Read the lines below. Copy out any that hold the string "this".

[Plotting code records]
····················

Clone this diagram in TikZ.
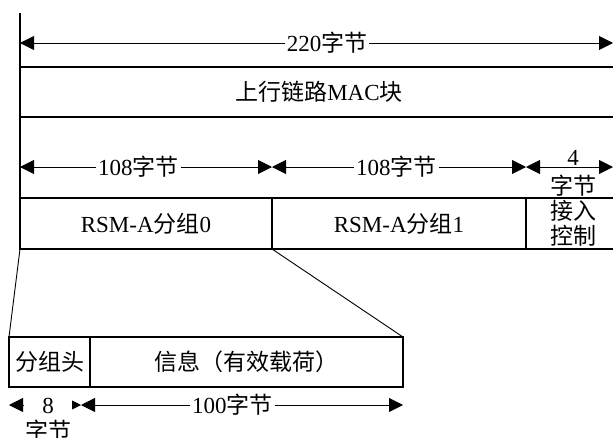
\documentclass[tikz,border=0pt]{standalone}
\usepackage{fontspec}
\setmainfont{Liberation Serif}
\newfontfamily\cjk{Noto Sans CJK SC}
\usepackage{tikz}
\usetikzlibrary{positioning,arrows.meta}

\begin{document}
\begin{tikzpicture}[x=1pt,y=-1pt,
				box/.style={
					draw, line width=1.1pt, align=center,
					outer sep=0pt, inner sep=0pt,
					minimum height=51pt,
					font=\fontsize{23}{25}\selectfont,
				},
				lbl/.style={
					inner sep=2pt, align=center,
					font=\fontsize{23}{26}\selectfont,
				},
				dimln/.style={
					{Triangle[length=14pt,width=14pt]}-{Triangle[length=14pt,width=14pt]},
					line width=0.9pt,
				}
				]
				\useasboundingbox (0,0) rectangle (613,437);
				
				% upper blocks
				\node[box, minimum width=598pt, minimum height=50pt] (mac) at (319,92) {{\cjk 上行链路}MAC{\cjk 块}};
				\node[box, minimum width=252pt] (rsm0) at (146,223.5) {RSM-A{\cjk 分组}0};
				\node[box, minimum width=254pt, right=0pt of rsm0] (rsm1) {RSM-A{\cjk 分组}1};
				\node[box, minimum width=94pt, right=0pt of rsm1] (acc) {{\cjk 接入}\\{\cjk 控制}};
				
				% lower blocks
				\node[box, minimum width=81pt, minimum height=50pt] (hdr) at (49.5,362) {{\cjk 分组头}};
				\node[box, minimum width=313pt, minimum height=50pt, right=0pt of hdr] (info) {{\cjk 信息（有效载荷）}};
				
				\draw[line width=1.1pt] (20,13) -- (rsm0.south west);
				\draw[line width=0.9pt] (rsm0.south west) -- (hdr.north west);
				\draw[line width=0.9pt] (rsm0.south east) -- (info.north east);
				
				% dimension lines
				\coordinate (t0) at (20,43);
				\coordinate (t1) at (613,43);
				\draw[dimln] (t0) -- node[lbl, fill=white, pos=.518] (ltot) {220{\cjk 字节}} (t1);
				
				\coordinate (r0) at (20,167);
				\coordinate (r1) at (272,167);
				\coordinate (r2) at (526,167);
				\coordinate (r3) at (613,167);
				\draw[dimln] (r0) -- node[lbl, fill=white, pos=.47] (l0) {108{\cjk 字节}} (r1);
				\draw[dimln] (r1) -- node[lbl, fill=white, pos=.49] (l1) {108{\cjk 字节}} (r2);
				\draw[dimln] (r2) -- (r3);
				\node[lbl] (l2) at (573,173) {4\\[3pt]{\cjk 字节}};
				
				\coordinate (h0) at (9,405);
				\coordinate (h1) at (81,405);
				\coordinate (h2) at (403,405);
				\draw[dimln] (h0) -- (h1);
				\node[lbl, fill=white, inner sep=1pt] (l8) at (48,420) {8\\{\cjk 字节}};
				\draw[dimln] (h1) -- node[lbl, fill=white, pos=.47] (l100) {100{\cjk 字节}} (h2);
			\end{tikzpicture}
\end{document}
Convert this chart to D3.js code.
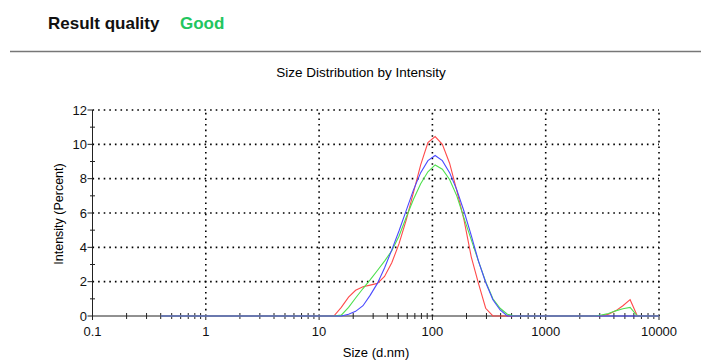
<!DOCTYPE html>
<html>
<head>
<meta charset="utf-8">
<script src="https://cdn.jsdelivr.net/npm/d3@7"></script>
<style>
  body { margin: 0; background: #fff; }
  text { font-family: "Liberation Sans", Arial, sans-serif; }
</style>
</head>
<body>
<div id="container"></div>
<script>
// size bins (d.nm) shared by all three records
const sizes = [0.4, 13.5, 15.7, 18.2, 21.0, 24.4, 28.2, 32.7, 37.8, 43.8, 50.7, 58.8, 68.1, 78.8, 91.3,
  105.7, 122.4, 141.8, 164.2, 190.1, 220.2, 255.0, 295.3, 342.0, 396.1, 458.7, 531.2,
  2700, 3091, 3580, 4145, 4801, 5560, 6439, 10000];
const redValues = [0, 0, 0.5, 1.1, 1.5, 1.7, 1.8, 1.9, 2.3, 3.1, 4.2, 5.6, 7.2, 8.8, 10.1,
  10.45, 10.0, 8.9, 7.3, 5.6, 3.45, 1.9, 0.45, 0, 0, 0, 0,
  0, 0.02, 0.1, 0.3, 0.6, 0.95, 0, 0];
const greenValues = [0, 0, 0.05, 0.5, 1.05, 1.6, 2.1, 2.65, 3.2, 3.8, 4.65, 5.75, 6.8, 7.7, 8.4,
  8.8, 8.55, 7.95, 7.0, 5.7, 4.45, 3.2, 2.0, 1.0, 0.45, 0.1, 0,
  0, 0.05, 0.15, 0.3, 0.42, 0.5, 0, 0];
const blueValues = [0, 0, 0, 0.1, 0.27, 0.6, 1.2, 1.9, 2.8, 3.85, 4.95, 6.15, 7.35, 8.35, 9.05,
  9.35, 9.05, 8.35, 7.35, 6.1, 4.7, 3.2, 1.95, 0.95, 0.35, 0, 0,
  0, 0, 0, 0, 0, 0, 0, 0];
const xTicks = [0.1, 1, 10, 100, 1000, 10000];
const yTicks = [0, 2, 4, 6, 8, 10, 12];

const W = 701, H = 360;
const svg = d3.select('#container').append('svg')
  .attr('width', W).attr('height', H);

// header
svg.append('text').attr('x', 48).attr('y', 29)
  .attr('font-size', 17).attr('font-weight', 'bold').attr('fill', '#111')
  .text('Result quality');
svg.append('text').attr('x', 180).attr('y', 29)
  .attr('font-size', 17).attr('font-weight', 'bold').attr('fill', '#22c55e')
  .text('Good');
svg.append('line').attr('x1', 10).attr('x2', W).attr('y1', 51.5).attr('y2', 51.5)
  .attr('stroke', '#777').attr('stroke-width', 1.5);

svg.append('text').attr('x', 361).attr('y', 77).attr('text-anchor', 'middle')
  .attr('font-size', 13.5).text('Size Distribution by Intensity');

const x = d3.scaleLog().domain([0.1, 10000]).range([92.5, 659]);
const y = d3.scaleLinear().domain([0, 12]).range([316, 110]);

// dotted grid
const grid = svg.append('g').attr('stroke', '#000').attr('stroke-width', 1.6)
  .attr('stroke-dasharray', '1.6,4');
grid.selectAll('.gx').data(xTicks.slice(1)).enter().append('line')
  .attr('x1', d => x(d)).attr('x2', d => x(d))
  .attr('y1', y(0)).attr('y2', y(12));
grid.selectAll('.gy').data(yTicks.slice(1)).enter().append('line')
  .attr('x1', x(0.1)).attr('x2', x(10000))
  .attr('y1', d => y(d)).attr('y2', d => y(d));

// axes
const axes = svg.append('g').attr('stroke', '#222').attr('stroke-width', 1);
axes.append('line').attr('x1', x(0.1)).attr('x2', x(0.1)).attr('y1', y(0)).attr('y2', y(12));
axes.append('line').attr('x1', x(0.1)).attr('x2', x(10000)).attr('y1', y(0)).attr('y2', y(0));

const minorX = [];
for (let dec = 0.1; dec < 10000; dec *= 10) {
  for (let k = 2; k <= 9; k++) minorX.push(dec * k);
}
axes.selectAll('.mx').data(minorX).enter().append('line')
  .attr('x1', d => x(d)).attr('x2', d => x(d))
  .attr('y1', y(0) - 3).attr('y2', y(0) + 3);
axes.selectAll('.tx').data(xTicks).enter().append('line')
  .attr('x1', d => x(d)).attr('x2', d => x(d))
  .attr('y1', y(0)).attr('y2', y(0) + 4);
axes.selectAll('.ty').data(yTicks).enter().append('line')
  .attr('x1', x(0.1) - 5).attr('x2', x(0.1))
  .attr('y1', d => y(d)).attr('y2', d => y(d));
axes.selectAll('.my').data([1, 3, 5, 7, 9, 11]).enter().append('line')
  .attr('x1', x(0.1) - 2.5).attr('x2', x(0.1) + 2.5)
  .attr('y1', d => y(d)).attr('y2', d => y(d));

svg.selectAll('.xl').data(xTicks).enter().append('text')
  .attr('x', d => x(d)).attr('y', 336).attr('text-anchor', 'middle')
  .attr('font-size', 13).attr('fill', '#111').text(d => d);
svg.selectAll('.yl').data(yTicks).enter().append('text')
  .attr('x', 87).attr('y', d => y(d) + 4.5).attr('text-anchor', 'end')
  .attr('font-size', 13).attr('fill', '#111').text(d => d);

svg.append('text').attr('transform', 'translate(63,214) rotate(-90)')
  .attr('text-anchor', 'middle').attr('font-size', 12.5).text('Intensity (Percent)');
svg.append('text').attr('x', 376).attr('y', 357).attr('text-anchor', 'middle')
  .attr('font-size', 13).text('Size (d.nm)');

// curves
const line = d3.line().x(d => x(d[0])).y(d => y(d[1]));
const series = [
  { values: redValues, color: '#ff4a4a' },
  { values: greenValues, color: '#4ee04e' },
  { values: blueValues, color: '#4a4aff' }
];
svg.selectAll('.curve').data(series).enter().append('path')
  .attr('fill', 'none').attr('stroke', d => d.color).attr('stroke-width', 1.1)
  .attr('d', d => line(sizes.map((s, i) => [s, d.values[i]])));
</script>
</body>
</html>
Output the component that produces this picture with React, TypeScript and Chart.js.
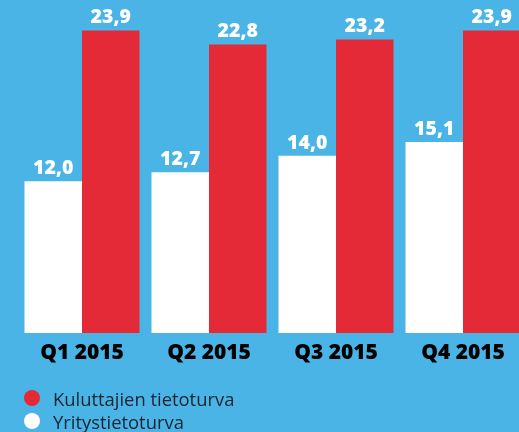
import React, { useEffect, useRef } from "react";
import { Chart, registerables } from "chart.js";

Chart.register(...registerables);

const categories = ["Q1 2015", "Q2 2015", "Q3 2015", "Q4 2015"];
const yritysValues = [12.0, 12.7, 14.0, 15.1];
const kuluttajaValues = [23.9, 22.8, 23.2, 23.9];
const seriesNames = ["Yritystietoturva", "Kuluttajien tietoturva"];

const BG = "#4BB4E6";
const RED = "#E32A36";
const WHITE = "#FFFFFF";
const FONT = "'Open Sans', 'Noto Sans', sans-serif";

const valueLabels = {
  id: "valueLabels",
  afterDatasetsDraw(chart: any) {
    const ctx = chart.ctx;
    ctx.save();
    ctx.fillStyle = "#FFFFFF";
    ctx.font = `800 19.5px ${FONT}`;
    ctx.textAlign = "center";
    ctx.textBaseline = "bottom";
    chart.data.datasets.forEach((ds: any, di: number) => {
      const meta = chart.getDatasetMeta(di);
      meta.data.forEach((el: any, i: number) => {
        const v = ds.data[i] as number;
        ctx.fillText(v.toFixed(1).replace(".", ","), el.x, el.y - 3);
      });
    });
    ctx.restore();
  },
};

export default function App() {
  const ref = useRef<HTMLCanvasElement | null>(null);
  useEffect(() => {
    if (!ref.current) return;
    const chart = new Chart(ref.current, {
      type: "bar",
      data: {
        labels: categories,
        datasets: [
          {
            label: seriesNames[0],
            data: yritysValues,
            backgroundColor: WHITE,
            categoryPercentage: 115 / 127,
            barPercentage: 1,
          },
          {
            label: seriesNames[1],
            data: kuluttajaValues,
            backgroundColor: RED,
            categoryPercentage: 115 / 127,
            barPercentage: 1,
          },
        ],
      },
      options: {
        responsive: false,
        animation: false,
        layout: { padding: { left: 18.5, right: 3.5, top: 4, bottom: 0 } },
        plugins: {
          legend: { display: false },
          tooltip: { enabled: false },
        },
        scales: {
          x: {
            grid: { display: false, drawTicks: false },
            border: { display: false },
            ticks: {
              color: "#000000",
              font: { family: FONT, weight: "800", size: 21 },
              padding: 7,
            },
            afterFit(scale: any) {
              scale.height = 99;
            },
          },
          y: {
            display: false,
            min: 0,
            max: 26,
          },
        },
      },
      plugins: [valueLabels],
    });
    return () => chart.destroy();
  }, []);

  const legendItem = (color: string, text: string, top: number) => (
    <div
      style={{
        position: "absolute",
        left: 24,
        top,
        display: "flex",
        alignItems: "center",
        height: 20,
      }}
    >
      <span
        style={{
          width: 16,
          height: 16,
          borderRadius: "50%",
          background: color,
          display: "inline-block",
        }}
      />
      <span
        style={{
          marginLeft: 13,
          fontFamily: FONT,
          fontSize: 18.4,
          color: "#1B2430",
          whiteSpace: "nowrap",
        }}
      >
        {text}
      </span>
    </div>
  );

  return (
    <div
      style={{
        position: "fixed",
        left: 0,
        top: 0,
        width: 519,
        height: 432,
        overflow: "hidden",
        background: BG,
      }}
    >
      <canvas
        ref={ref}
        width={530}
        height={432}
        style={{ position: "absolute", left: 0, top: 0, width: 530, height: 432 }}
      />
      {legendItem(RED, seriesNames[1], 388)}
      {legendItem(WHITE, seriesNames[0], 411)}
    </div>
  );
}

····················

RESULT:
Clone this diagram in TikZ.
Convert this chart to D3.js code.
Output the component that produces this picture with React, TypeScript and Chart.js.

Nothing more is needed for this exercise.